The Next Century Foundation is working to promote peace and reconciliation in Syria. In practical terms this means engaging with all factions of the opposition whilst continuing to talk with those representing Syria's establishment in the hope that we can help facilitate a negotiated peace - the only credible option in the absence of Western intervention - and the only alternative to ongoing civil war.

The NCF estimate of the war dead total for Syria for the past year stands at 75,816. The total breaks down as follows:

 

July 2012 – June 2013

Civilians

42,329

Rebels

18,867

Government

14,620

Total

75,816

 

 

BACKGROUND NOTES ON SYRIA TODAY: On May 19, Syrian government forces, supported by a significant number of Hezbollah fighters from Lebanon, began a major offensive to retake al-Qusayr, a Syrian town of about 30,000 people on the border with Lebanon. Opposition forces had largely controlled the strategically important town since July 2012. For two weeks, government forces subjected the town to intensive bombardment and enforced a siege.

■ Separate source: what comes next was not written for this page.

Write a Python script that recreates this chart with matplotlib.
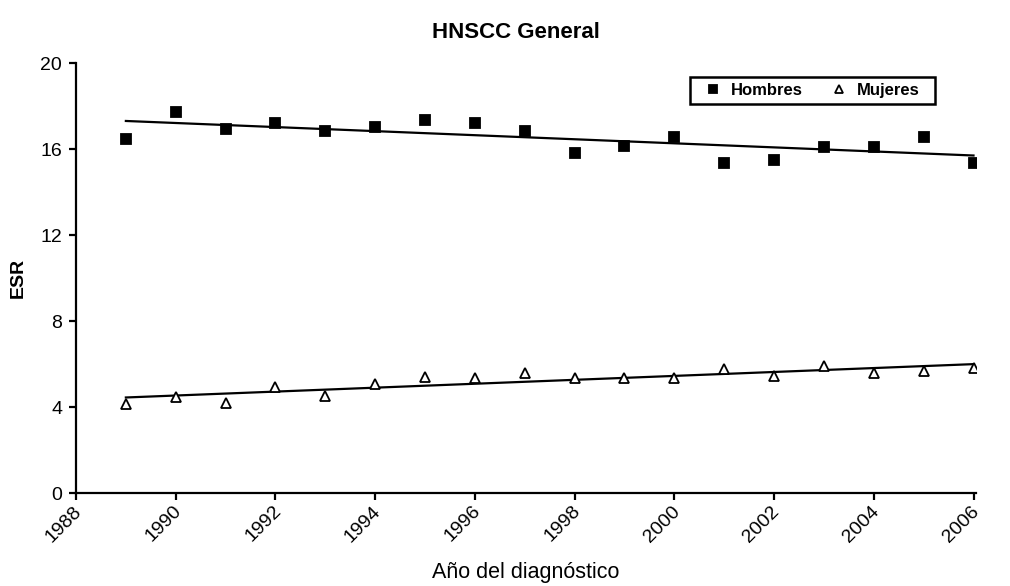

Denial of safe passage to civilians trapped in fighting is in violation of the laws of war and has been a recurring issue during the Syrian armed conflict. A recent Human Rights Watch investigation into the government and Hezbollah attack on al-Qusayr, near Homs, claimed that the government’s refusal to allow humanitarian organizations access to the town appeared to have contributed to the deaths, that no safe evacuation routes were available to civilians, and wounded people were denied adequate medical care. “Many lives in al-Qusayr might have been saved if the Syrian government had allowed aid organizations to do their job,” said Ole Solvang, senior emergencies researcher at Human Rights Watch.

In late June, the Syrian government’s new “Jaish al-Watany” (a national volunteer force that has superseded the “Shabiha”) waged an eight day campaign to retake the remaining opposition-controlled areas of the old city of Homs, including the city’s Khaldiyeh and Baba Houds districts. This was a significant gain for the al-Assad government. 

Fighting also continued in the city of Aleppo. North Aleppo is a crucial stronghold for the rebels, as well as the Damascus suburb of Qaboun. Government forces, sometimes backed by fighters of the Lebanese Shiite militia Hezbollah, have recently launched a major countrywide offensive to reclaim territory lost to rebels, who operate in chaotic groups with ideologies ranging from secular to hard-line Islamic extremists.

The fighting in Syria has taken on increasingly sectarian undertones as Assad enjoys support from many in his Alawite sect and other religious minorities while the rebels are mainly Sunnis.

On July 12, the International Committee of the Red Cross (ICRC) issued a statement saying it is “alarmed” by the situation in the old city of Homs and that it would like to bring in humanitarian assistance and enable the evacuation of civilians. However without the cooperation of both the Syrian government and the Opposition, this would be a near impossible task.

Opposition forces have imposed sieges on the government held Shia towns of Nubul and Zahra in Aleppo governorate, limiting access for approximately 70,000 people to food, fuel, and medical supplies, according to the UN Commission of Inquiry. The lack of medical supplies such as oxygen, antibiotics, and anaesthetics has become critical as the number of wounded increases. 

The Syrian government rejected many international calls for the evacuation of civilians and refused to grant unconditional access to independent observers. The conflict has now ravaged Syria for 2 ½ years, with the country’s children hit the hardest.